Más de un año de mi “colum­nita dominical”, y todavía no les hablé de uno de mis más queridos “novios de papel”. El Señor Paul Auster. No me alcanza una columna para explicar lo que es el talento de Auster, es un monstruo. Ahora tenía ganas de, aprove­chando las fechas, compartir un cuentito de cuatro pági­nas y media que escribió “por encargo” hace muchos años para una revista.

Los cinéfilos ya conocerán esta historia como una hermosa película independiente de los años 90: “Smoke”, con el genial Harvey Keitel como Auggie Wren y William Hurt en el rol del escritor. Guionada por el propio Auster, la película cap­tura la esencia de este precioso cuentito. Así que pueden ele­gir entre buscarlo en la web y leerlo, o buscar la película. Yo, personalmente, les recomendaría que hagan ambas cosas. Pero no soy parámetro. Para nada.

La historia va más o menos así: Paul acude casi todos los días al mismo kiosco a comprar un tipo especial de puros holande­ses. El kiosco de Auggie Wren, una institución de Brooklyn. Un día Auggie se entera que Paul es un escritor famoso, y se anima a decirle que “él también es un artista”. Y le pre­gunta si le interesaría ver sus fotografías. De la trastienda del kiosco saca doce álbumes enormes de fotos. Perdón. De la misma foto. Doce años, por 365 días. De la misma esquina de Brooklyn a las siete de la mañana. Auggie nota que Paul se aburre y le dice algo que puede servir como con­sejo para cualquier situación en la vida: “Vas demasiado deprisa. Nunca lo entende­rás si no vas más despacio”.
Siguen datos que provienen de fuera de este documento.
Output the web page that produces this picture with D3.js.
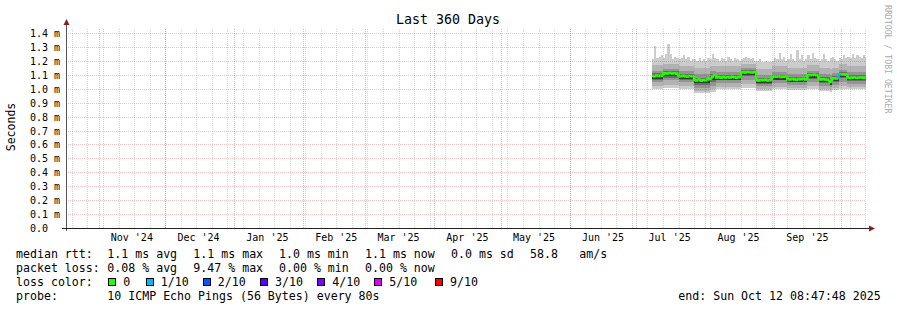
<!DOCTYPE html>
<html>
<head>
<meta charset="utf-8">
<script src="https://cdn.jsdelivr.net/npm/d3@7"></script>
<style>
  body { margin: 0; background: #fff; }
  svg { display: block; font-family: "DejaVu Sans Mono", monospace; }
</style>
</head>
<body>
<svg id="chart" width="897" height="310"></svg>
<script>
// ---- data ----
const TITLE = 'Last 360 Days';
const END = new Date(Date.UTC(2025, 9, 12, 8, 47, 48));
const SPAN_DAYS = 360;
const FIRST_DAY = new Date(Date.UTC(2025, 6, 8));   // first day with samples

const yTickValues = [0, 0.1, 0.2, 0.3, 0.4, 0.5, 0.6, 0.7, 0.8, 0.9, 1.0, 1.1, 1.2, 1.3, 1.4];
const yTickLabels = ['0.0', '0.1 m', '0.2 m', '0.3 m', '0.4 m', '0.5 m', '0.6 m', '0.7 m',
                     '0.8 m', '0.9 m', '1.0 m', '1.1 m', '1.2 m', '1.3 m', '1.4 m'];

// daily median rtt (ms)
const medianMs = [
  1.092, 1.090, 1.094, 1.091, 1.093,
  1.108, 1.111, 1.110, 1.113, 1.109, 1.111, 1.108,
  1.091, 1.089, 1.092, 1.090, 1.088, 1.091, 1.090,
  1.064, 1.060, 1.066, 1.058, 1.063, 1.061, 1.067,
  1.072, 1.088, 1.099,
  1.080, 1.083, 1.079, 1.084, 1.081, 1.082, 1.080, 1.085, 1.082, 1.079, 1.083,
  1.116, 1.119, 1.117, 1.120, 1.118, 1.116, 1.119,
  1.062, 1.060, 1.063, 1.061, 1.064, 1.060, 1.062,
  1.085, 1.087, 1.086, 1.088, 1.084, 1.086, 1.087,
  1.068, 1.066, 1.070, 1.067, 1.065, 1.069, 1.068, 1.071, 1.067,
  1.097, 1.099, 1.098, 1.100, 1.097,
  1.069, 1.067, 1.068, 1.066, 1.063,
  1.050,
  1.073, 1.075, 1.074,
  1.102, 1.104, 1.103, 1.101,
  1.080, 1.078, 1.079, 1.081, 1.077, 1.079, 1.080, 1.078, 1.079
];

// daily highest ping (ms) -> top of the light smoke
const maxMs = [
  1.21, 1.31, 1.22, 1.23, 1.24,
  1.22, 1.25, 1.32, 1.25, 1.21, 1.23, 1.22,
  1.21, 1.22, 1.24, 1.21, 1.23, 1.20, 1.21,
  1.21, 1.20, 1.22, 1.20, 1.21, 1.20, 1.22,
  1.21, 1.25, 1.22,
  1.21, 1.20, 1.22, 1.21, 1.20, 1.23, 1.21, 1.20, 1.22, 1.21, 1.20,
  1.21, 1.22, 1.23, 1.22, 1.21, 1.22, 1.20,
  1.20, 1.21, 1.19, 1.19, 1.20, 1.19, 1.19,
  1.20, 1.22, 1.21, 1.26, 1.21, 1.23, 1.20,
  1.21, 1.25, 1.21, 1.20, 1.28, 1.21, 1.24, 1.20, 1.21,
  1.24, 1.21, 1.26, 1.22, 1.21,
  1.20, 1.21, 1.25, 1.21, 1.20,
  1.22,
  1.23, 1.21, 1.20,
  1.22, 1.21, 1.24, 1.22,
  1.23, 1.22, 1.25, 1.22, 1.24, 1.23, 1.22, 1.24, 1.23
];

// daily lost pings (of 10)
const lossCount = [
  0,0,0,0,0, 0,0,0,0,0,0,0, 0,0,0,0,0,0,0, 0,0,0,0,0,0,0, 0,0,0,
  0,0,0,0,0,0,0,0,0,0,0, 0,0,0,0,0,0,0, 0,0,0,0,0,0,0, 0,0,0,0,0,0,0,
  0,0,0,0,0,0,0,0,0, 0,0,0,0,0, 0,0,0,0,0, 0, 0,0,0, 1,0,0,0,
  0,0,0,0,0,0,0,0,0
];

// smoke bands per stretch (start day index, then ping spread in ms)
const segStart = [0, 5, 12, 19, 26, 29, 40, 47, 54, 61, 70, 75, 80, 81, 84, 88];
const segLo    = [1.000, 1.005, 0.998, 0.968, 0.975, 0.995, 1.005, 0.985, 0.995, 0.990, 1.000, 0.985, 0.975, 0.990, 1.000, 0.995];
const segB2lo  = [1.020, 1.030, 1.020, 0.985, 0.995, 1.015, 1.035, 1.000, 1.015, 1.005, 1.020, 1.000, 0.990, 1.005, 1.020, 1.010];
const segB2hi  = [1.170, 1.180, 1.165, 1.150, 1.165, 1.160, 1.180, 1.140, 1.160, 1.150, 1.170, 1.150, 1.140, 1.150, 1.175, 1.165];
const segB3lo  = [1.045, 1.060, 1.045, 1.005, 1.020, 1.040, 1.065, 1.020, 1.040, 1.025, 1.045, 1.020, 1.010, 1.025, 1.050, 1.035];
const segB3hi  = [1.130, 1.145, 1.125, 1.105, 1.125, 1.120, 1.150, 1.100, 1.120, 1.105, 1.130, 1.105, 1.095, 1.110, 1.135, 1.120];
const segB4lo  = [1.065, 1.080, 1.065, 1.025, 1.045, 1.060, 1.090, 1.035, 1.060, 1.045, 1.070, 1.040, 1.025, 1.045, 1.075, 1.055];
const segB4hi  = [1.110, 1.125, 1.105, 1.080, 1.105, 1.100, 1.132, 1.080, 1.100, 1.085, 1.112, 1.085, 1.070, 1.090, 1.118, 1.097];
const segB5lo  = [1.072, 1.090, 1.070, 1.042, 1.066, 1.062, 1.098, 1.042, 1.066, 1.048, 1.078, 1.047, 1.030, 1.054, 1.083, 1.059];
const segB5hi  = [1.096, 1.114, 1.094, 1.066, 1.090, 1.086, 1.122, 1.066, 1.090, 1.072, 1.102, 1.071, 1.054, 1.078, 1.107, 1.083];

const lossLabels = ['0', '1/10', '2/10', '3/10', '4/10', '5/10', '9/10'];
const lossColors = ['#26ff00', '#00b8ff', '#0059ff', '#5e00ff', '#7e00ff', '#dd00ff', '#ff0000'];

const legendRtt  = ['1.1 ms avg', '1.1 ms max', '1.0 ms min', '1.1 ms now', '0.0 ms sd', '58.8', 'am/s'];
const legendLoss = ['0.08 % avg', '9.47 % max', '0.00 % min', '0.00 % now'];
const probeText  = '10 ICMP Echo Pings (56 Bytes) every 80s';
const endText    = 'end: Sun Oct 12 08:47:48 2025';

// ---- layout ----
const svg = d3.select('#chart');
const plotL = 66, plotR = 866, plotB = 228, plotT = 33;
const start = d3.utcDay.offset(END, -SPAN_DAYS);

const x = d3.scaleUtc().domain([start, END]).range([plotL, plotR]);
const y = d3.scaleLinear().domain([0, 1.4]).range([plotB, plotT]);
const px = v => Math.round(v) + 0.5;

const dayDate = i => d3.utcDay.offset(FIRST_DAY, i);
const segOf = i => d3.bisectRight(segStart, i) - 1;

// ---- smoke ----
const smoke = svg.append('g').attr('shape-rendering', 'crispEdges');
const stepArea = d3.area().curve(d3.curveStepAfter)
  .x(d => x(d.t)).y0(d => y(d.lo)).y1(d => y(d.hi));

// outer light band, daily
const outer = medianMs.map((m, i) => ({ t: dayDate(i), lo: segLo[segOf(i)], hi: maxMs[i] }));
outer.push({ t: END, lo: outer[outer.length - 1].lo, hi: outer[outer.length - 1].hi });
smoke.append('path').attr('d', stepArea(outer)).attr('fill', '#cccccc');

const bands = [
  { lo: segB2lo, hi: segB2hi, color: '#b2b2b2' },
  { lo: segB3lo, hi: segB3hi, color: '#949494' },
  { lo: segB4lo, hi: segB4hi, color: '#6c6c6c' },
  { lo: segB5lo, hi: segB5hi, color: '#3a3a3a' }
];
bands.forEach(b => {
  const pts = segStart.map((s, i) => ({ t: dayDate(s), lo: b.lo[i], hi: b.hi[i] }));
  pts.push({ t: END, lo: b.lo[b.lo.length - 1], hi: b.hi[b.hi.length - 1] });
  smoke.append('path').attr('d', stepArea(pts)).attr('fill', b.color);
});

// median, coloured by loss
const med = svg.append('g');
medianMs.forEach((m, i) => {
  const xa = x(dayDate(i));
  const xb = i < medianMs.length - 1 ? x(dayDate(i + 1)) : x(END);
  const prev = i > 0 ? medianMs[i - 1] : m;
  med.append('path')
    .attr('d', `M${xa},${y(prev)}V${y(m)}H${xb}`)
    .attr('fill', 'none')
    .attr('stroke', lossColors[lossCount[i]])
    .attr('stroke-width', 2.6);
});

// ---- grid ----
const grid = svg.append('g').attr('shape-rendering', 'crispEdges');
d3.utcSunday.range(start, END).forEach(d => {
  grid.append('line')
    .attr('x1', px(x(d))).attr('x2', px(x(d)))
    .attr('y1', plotB).attr('y2', plotT - 5)
    .attr('stroke', 'rgba(140,140,140,0.35)').attr('stroke-dasharray', '1,1');
});
yTickValues.slice(1).forEach(v => {
  grid.append('line')
    .attr('x1', plotL).attr('x2', plotR)
    .attr('y1', px(y(v))).attr('y2', px(y(v)))
    .attr('stroke', 'rgba(225,60,60,0.32)').attr('stroke-dasharray', '1,1');
});
const months = d3.utcMonth.range(start, END);
months.forEach(d => {
  grid.append('line')
    .attr('x1', px(x(d))).attr('x2', px(x(d)))
    .attr('y1', plotB).attr('y2', plotT - 5)
    .attr('stroke', 'rgba(240,50,50,0.38)').attr('stroke-dasharray', '1,1');
});

// ---- axes ----
const axes = svg.append('g').attr('shape-rendering', 'crispEdges');
axes.append('line').attr('x1', px(plotL)).attr('x2', px(plotL))
  .attr('y1', plotB + 3).attr('y2', 24).attr('stroke', '#555');
axes.append('line').attr('x1', 62).attr('x2', 870)
  .attr('y1', px(plotB)).attr('y2', px(plotB)).attr('stroke', '#222');
svg.append('path').attr('d', `M${plotL - 2.5},25 L${plotL + 3.5},25 L${plotL + 0.5},19 Z`).attr('fill', '#8b1e1e');
svg.append('path').attr('d', `M869,${plotB - 2.5} L869,${plotB + 3.5} L875,${plotB + 0.5} Z`).attr('fill', '#8b1e1e');

// y tick labels
yTickValues.forEach((v, i) => {
  svg.append('text')
    .attr('x', v === 0 ? 48 : 60).attr('y', y(v) + 4)
    .attr('text-anchor', 'end').attr('font-size', 10).attr('fill', '#000')
    .text(yTickLabels[i]);
});

// month labels, centred half a month after the month start
const fmt = d3.utcFormat("%b '%y");
months.concat([d3.utcMonth.floor(start)]).forEach(d => {
  const c = d3.utcDay.offset(d, 15);
  if (c < start || c > END) return;
  svg.append('text')
    .attr('x', x(c)).attr('y', 241)
    .attr('text-anchor', 'middle').attr('font-size', 10).attr('fill', '#000')
    .text(fmt(d));
});

// title and side labels
svg.append('text').attr('x', 448).attr('y', 24).attr('text-anchor', 'middle')
  .attr('font-size', 13.3).attr('fill', '#000').text(TITLE);
svg.append('text').attr('transform', 'translate(15,127) rotate(-90)')
  .attr('text-anchor', 'middle').attr('font-size', 11.5).attr('fill', '#000').text('Seconds');
svg.append('text').attr('transform', 'translate(885,5) rotate(90)')
  .attr('font-size', 8.2).attr('fill', '#aaaaaa').text('RRDTOOL / TOBI OETIKER');

// ---- legend ----
const lg = svg.append('g').attr('font-size', 11.6).attr('fill', '#000');
const col = [107.3, 193.3, 279, 365, 451, 530, 579.3];
lg.append('text').attr('x', 16).attr('y', 258).text('median rtt:');
legendRtt.forEach((t, i) => lg.append('text').attr('x', col[i]).attr('y', 258).text(t));
lg.append('text').attr('x', 16).attr('y', 272).text('packet loss:');
legendLoss.forEach((t, i) => lg.append('text').attr('x', col[i]).attr('y', 272).text(t));
lg.append('text').attr('x', 16).attr('y', 286).text('loss color:');
const boxX = [108.3, 145.7, 202.7, 260, 317.3, 374.3, 435];
lossLabels.forEach((t, i) => {
  lg.append('rect').attr('x', boxX[i] + 0.5).attr('y', 278.5).attr('width', 7).attr('height', 7)
    .attr('fill', lossColors[i]).attr('stroke', '#000').attr('stroke-width', 1)
    .attr('shape-rendering', 'crispEdges');
  lg.append('text').attr('x', boxX[i] + 15).attr('y', 286).text(t);
});
lg.append('text').attr('x', 16).attr('y', 300).text('probe:');
lg.append('text').attr('x', 107.3).attr('y', 300).text(probeText);
lg.append('text').attr('x', 678.3).attr('y', 300).text(endText);
</script>
</body>
</html>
“Presté más atención a los detalles, me fijé en los cam­bios en las condiciones meteorológicas, en el ángulo de la luz a medida que avanzaban las estaciones…luego empecé a reconocer a la gente, las mismas personas en el mismo lugar todas las mañanas, viviendo un instante de sus vidas en el objetivo de la cámara de Auggie… me dí cuenta que Auggie estaba foto­grafiando el tiempo, el tiempo natural y el tiempo humano, y lo hacía plantándose en la misma esquina del mundo y deseando que fuera suyo, montando guardia”.

Desde ese glorioso descubrimiento, se hacen amigos, y a Paul le llega el famoso encargo del “cuento navideño”. Se lo comenta a Auggie un poco desesperado porque no se le ocu­rría nada. Sobre todo, si se ponía a comparar con los grandes cuentos de Dickens, O’Henry y el natural desagrado de Aus­ter por la sensiblería. Junto con la natural contradicción de que es imposible escribir sobre la Navidad sin sentimenta­lismo. “¿Un cuento de Navidad?” - dijo Auggie. “Solo eso? Si me invitas a comer, amigo mío, te contaré el mejor cuento de Navidad que hayas oído nunca. Y te garantizo que hasta la última palabra es verdad”.

Lo que le contó, fabulado o real, les toca a ustedes leerlo soli­tos, ya les conté demasiado; pero incluye a una abuelita ciega, un nieto ladrón, y un cargamento de cámaras fotográficas robadas escondidas en el departamento de la primera. Y Aug­gie, impersonando al nieto perdido y celebrando un festín de Navidad con la ancianita, regado de abundante licor. Lleván­dose solo a cambio, por su gesto de buen samaritano, una de las cámaras. A pesar de nunca haber tomado una foto en su vida antes. Ya saben, por eso de “ladrón que roba a ladrón”.